____ RECORDED DATA

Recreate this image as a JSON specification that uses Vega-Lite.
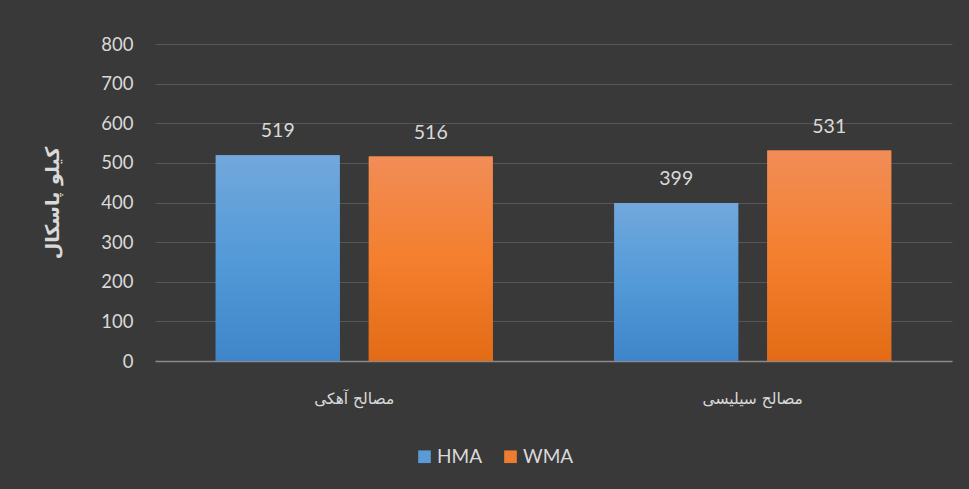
{
  "$schema": "https://vega.github.io/schema/vega-lite/v6.json",
  "width": 797,
  "height": 317,
  "autosize": {"type": "none"},
  "padding": {"left": 155, "top": 44, "right": 17, "bottom": 128},
  "background": "#393939",
  "config": {
    "view": {"stroke": null},
    "font": "Lato",
    "axis": {"labelColor": "#d9d9d9", "titleColor": "#d9d9d9"}
  },
  "data": {
    "values": [
      {"group": "مصالح آهکی", "series": "HMA", "value": 519},
      {"group": "مصالح آهکی", "series": "WMA", "value": 516},
      {"group": "مصالح سیلیسی", "series": "HMA", "value": 399},
      {"group": "مصالح سیلیسی", "series": "WMA", "value": 531}
    ]
  },
  "encoding": {
    "x": {
      "field": "group", "type": "nominal", "sort": null,
      "scale": {"paddingInner": 0, "paddingOuter": 0},
      "axis": {
        "title": null, "labelAngle": 0, "labelFont": "DejaVu Sans", "labelFontSize": 15.5,
        "labelPadding": 30, "ticks": false, "domainColor": "#8a8a8a", "domainWidth": 1.5,
        "grid": false
      }
    },
    "xOffset": {
      "field": "series", "type": "nominal",
      "scale": {"paddingInner": 0.19, "paddingOuter": 0.397}
    },
    "y": {
      "field": "value", "type": "quantitative",
      "scale": {"domain": [0, 800]},
      "axis": {
        "title": "کیلو پاسکال", "titleFont": "DejaVu Sans", "titleFontSize": 19, "titleFontWeight": "bold",
        "titlePadding": 38, "values": [0,100,200,300,400,500,600,700,800],
        "labelOverlap": false, "labelFontSize": 18.5, "labelPadding": 22, "ticks": false, "domain": false,
        "gridColor": "#575757", "gridWidth": 1.2
      }
    }
  },
  "layer": [
    {
      "mark": {"type": "bar"},
      "encoding": {
        "color": {
          "field": "series", "type": "nominal",
          "scale": {"domain": ["HMA", "WMA"], "range": ["#5b9bd5", "#ed7d31"]},
          "legend": {
            "title": null, "orient": "none", "direction": "horizontal",
            "legendX": 260, "legendY": 403, "symbolType": "square", "symbolSize": 160,
            "symbolStrokeWidth": 0, "labelColor": "#d9d9d9", "labelFontSize": 19,
            "columnPadding": 18, "labelOffset": 3
          }
        }
      }
    },
    {
      "transform": [{"filter": "datum.series === 'HMA'"}],
      "mark": {
        "type": "bar",
        "color": {
          "gradient": "linear", "x1": 0, "y1": 0, "x2": 0, "y2": 1,
          "stops": [{"offset": 0, "color": "#72a8dc"}, {"offset": 0.5, "color": "#539ad8"}, {"offset": 1, "color": "#3e86c9"}]
        }
      },
      "encoding": {}
    },
    {
      "transform": [{"filter": "datum.series === 'WMA'"}],
      "mark": {
        "type": "bar",
        "color": {
          "gradient": "linear", "x1": 0, "y1": 0, "x2": 0, "y2": 1,
          "stops": [{"offset": 0, "color": "#f18d57"}, {"offset": 0.5, "color": "#f47f2e"}, {"offset": 1, "color": "#e36b15"}]
        }
      },
      "encoding": {}
    },
    {
      "mark": {"type": "text", "baseline": "alphabetic", "dy": -18, "fontSize": 19.5, "color": "#d9d9d9"},
      "encoding": {"text": {"field": "value", "type": "quantitative"}}
    }
  ]
}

________

• _GOAL_:
Reproduce the data verbatim. Do not carry any picture into the copy.

• _COMPLETED TASK_:
Recreate this image as a JSON specification that uses Vega-Lite.
{
  "$schema": "https://vega.github.io/schema/vega-lite/v6.json",
  "width": 797,
  "height": 317,
  "autosize": {"type": "none"},
  "padding": {"left": 155, "top": 44, "right": 17, "bottom": 128},
  "background": "#393939",
  "config": {
    "view": {"stroke": null},
    "font": "Lato",
    "axis": {"labelColor": "#d9d9d9", "titleColor": "#d9d9d9"}
  },
  "data": {
    "values": [
      {"group": "مصالح آهکی", "series": "HMA", "value": 519},
      {"group": "مصالح آهکی", "series": "WMA", "value": 516},
      {"group": "مصالح سیلیسی", "series": "HMA", "value": 399},
      {"group": "مصالح سیلیسی", "series": "WMA", "value": 531}
    ]
  },
  "encoding": {
    "x": {
      "field": "group", "type": "nominal", "sort": null,
      "scale": {"paddingInner": 0, "paddingOuter": 0},
      "axis": {
        "title": null, "labelAngle": 0, "labelFont": "DejaVu Sans", "labelFontSize": 15.5,
        "labelPadding": 30, "ticks": false, "domainColor": "#8a8a8a", "domainWidth": 1.5,
        "grid": false
      }
    },
    "xOffset": {
      "field": "series", "type": "nominal",
      "scale": {"paddingInner": 0.19, "paddingOuter": 0.397}
    },
    "y": {
      "field": "value", "type": "quantitative",
      "scale": {"domain": [0, 800]},
      "axis": {
        "title": "کیلو پاسکال", "titleFont": "DejaVu Sans", "titleFontSize": 19, "titleFontWeight": "bold",
        "titlePadding": 38, "values": [0,100,200,300,400,500,600,700,800],
        "labelOverlap": false, "labelFontSize": 18.5, "labelPadding": 22, "ticks": false, "domain": false,
        "gridColor": "#575757", "gridWidth": 1.2
      }
    }
  },
  "layer": [
    {
      "mark": {"type": "bar"},
      "encoding": {
        "color": {
          "field": "series", "type": "nominal",
          "scale": {"domain": ["HMA", "WMA"], "range": ["#5b9bd5", "#ed7d31"]},
          "legend": {
            "title": null, "orient": "none", "direction": "horizontal",
            "legendX": 260, "legendY": 403, "symbolType": "square", "symbolSize": 160,
            "symbolStrokeWidth": 0, "labelColor": "#d9d9d9", "labelFontSize": 19,
            "columnPadding": 18, "labelOffset": 3
          }
        }
      }
    },
    {
      "transform": [{"filter": "datum.series === 'HMA'"}],
      "mark": {
        "type": "bar",
        "color": {
          "gradient": "linear", "x1": 0, "y1": 0, "x2": 0, "y2": 1,
          "stops": [{"offset": 0, "color": "#72a8dc"}, {"offset": 0.5, "color": "#539ad8"}, {"offset": 1, "color": "#3e86c9"}]
        }
      },
      "encoding": {}
    },
    {
      "transform": [{"filter": "datum.series === 'WMA'"}],
      "mark": {
        "type": "bar",
        "color": {
          "gradient": "linear", "x1": 0, "y1": 0, "x2": 0, "y2": 1,
          "stops": [{"offset": 0, "color": "#f18d57"}, {"offset": 0.5, "color": "#f47f2e"}, {"offset": 1, "color": "#e36b15"}]
        }
      },
      "encoding": {}
    },
    {
      "mark": {"type": "text", "baseline": "alphabetic", "dy": -18, "fontSize": 19.5, "color": "#d9d9d9"},
      "encoding": {"text": {"field": "value", "type": "quantitative"}}
    }
  ]
}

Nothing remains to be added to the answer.